■ Task
Restate the material word for word and leave out anything that is a picture.

■ Listed entries
◇ ◇ ◇

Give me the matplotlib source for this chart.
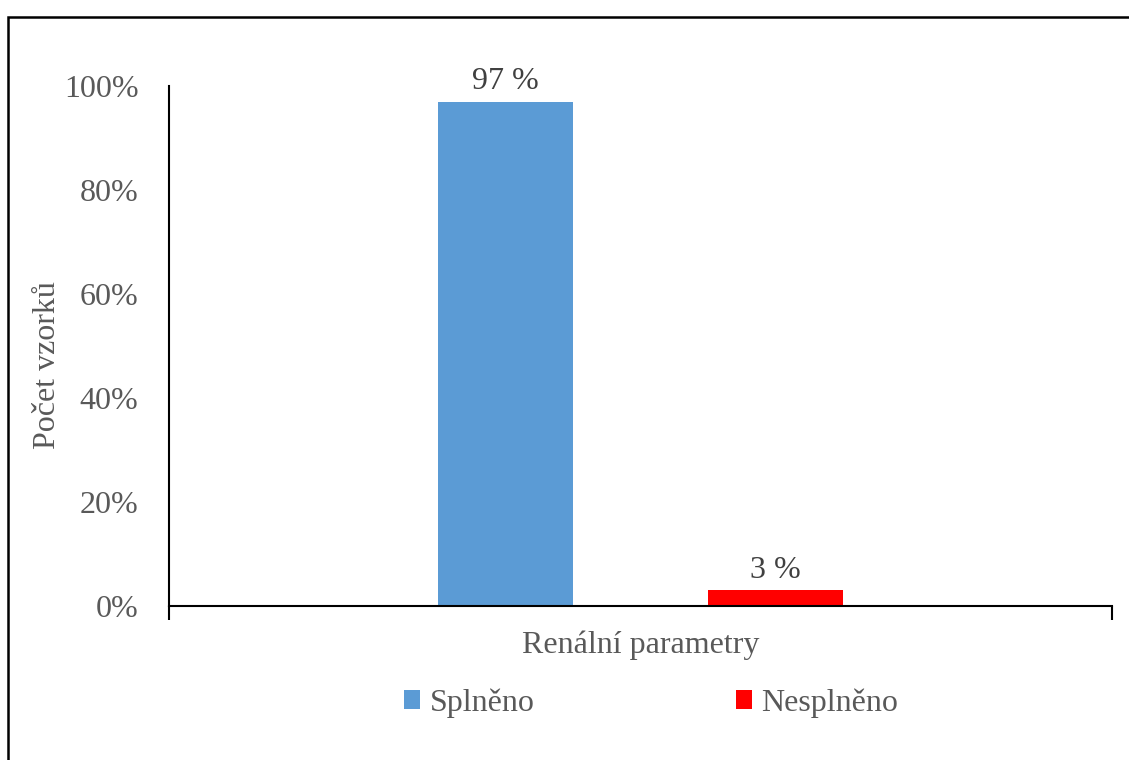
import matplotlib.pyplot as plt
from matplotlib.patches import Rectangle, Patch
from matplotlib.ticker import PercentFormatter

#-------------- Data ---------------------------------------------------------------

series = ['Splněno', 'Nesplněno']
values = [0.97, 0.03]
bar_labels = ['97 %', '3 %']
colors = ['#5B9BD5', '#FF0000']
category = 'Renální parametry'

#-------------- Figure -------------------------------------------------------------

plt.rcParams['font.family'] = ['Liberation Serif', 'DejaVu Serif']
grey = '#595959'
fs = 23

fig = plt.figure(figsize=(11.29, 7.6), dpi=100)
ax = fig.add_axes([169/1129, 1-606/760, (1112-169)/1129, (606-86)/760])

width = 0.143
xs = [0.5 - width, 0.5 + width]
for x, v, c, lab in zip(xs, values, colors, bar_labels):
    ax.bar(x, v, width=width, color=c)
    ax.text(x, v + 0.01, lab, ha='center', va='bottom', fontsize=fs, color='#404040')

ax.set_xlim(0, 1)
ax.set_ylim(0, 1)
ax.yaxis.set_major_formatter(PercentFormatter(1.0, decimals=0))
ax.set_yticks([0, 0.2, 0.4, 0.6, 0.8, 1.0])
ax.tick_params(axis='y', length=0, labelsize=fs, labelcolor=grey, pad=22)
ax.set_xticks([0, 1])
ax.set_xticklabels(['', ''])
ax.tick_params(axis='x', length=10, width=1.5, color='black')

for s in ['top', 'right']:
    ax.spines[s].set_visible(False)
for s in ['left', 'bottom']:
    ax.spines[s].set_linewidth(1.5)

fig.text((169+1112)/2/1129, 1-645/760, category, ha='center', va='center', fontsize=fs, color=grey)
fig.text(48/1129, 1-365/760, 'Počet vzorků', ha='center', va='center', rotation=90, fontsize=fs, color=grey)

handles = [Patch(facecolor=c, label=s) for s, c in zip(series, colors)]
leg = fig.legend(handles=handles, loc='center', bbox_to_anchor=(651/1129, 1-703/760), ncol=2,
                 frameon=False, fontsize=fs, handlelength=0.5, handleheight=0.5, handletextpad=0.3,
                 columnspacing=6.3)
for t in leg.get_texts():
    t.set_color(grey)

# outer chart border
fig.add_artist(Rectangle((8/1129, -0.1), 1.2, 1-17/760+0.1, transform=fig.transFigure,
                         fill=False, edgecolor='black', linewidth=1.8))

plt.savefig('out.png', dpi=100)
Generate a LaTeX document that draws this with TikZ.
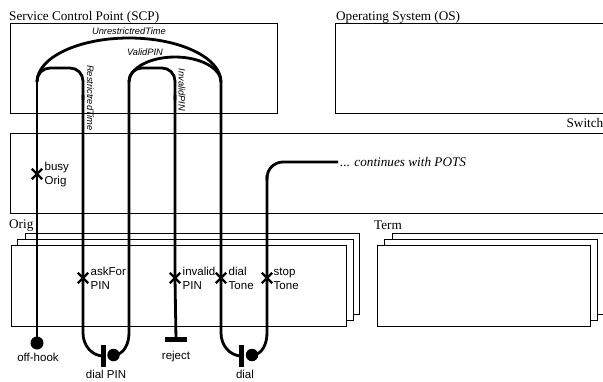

◇ ◇ ◇

■ Answer to this task
Give me the matplotlib source for this chart.
import matplotlib.pyplot as plt
from matplotlib.patches import Rectangle, Patch
from matplotlib.ticker import PercentFormatter

#-------------- Data ---------------------------------------------------------------

series = ['Splněno', 'Nesplněno']
values = [0.97, 0.03]
bar_labels = ['97 %', '3 %']
colors = ['#5B9BD5', '#FF0000']
category = 'Renální parametry'

#-------------- Figure -------------------------------------------------------------

plt.rcParams['font.family'] = ['Liberation Serif', 'DejaVu Serif']
grey = '#595959'
fs = 23

fig = plt.figure(figsize=(11.29, 7.6), dpi=100)
ax = fig.add_axes([169/1129, 1-606/760, (1112-169)/1129, (606-86)/760])

width = 0.143
xs = [0.5 - width, 0.5 + width]
for x, v, c, lab in zip(xs, values, colors, bar_labels):
    ax.bar(x, v, width=width, color=c)
    ax.text(x, v + 0.01, lab, ha='center', va='bottom', fontsize=fs, color='#404040')

ax.set_xlim(0, 1)
ax.set_ylim(0, 1)
ax.yaxis.set_major_formatter(PercentFormatter(1.0, decimals=0))
ax.set_yticks([0, 0.2, 0.4, 0.6, 0.8, 1.0])
ax.tick_params(axis='y', length=0, labelsize=fs, labelcolor=grey, pad=22)
ax.set_xticks([0, 1])
ax.set_xticklabels(['', ''])
ax.tick_params(axis='x', length=10, width=1.5, color='black')

for s in ['top', 'right']:
    ax.spines[s].set_visible(False)
for s in ['left', 'bottom']:
    ax.spines[s].set_linewidth(1.5)

fig.text((169+1112)/2/1129, 1-645/760, category, ha='center', va='center', fontsize=fs, color=grey)
fig.text(48/1129, 1-365/760, 'Počet vzorků', ha='center', va='center', rotation=90, fontsize=fs, color=grey)

handles = [Patch(facecolor=c, label=s) for s, c in zip(series, colors)]
leg = fig.legend(handles=handles, loc='center', bbox_to_anchor=(651/1129, 1-703/760), ncol=2,
                 frameon=False, fontsize=fs, handlelength=0.5, handleheight=0.5, handletextpad=0.3,
                 columnspacing=6.3)
for t in leg.get_texts():
    t.set_color(grey)

# outer chart border
fig.add_artist(Rectangle((8/1129, -0.1), 1.2, 1-17/760+0.1, transform=fig.transFigure,
                         fill=False, edgecolor='black', linewidth=1.8))

plt.savefig('out.png', dpi=100)
Generate a LaTeX document that draws this with TikZ.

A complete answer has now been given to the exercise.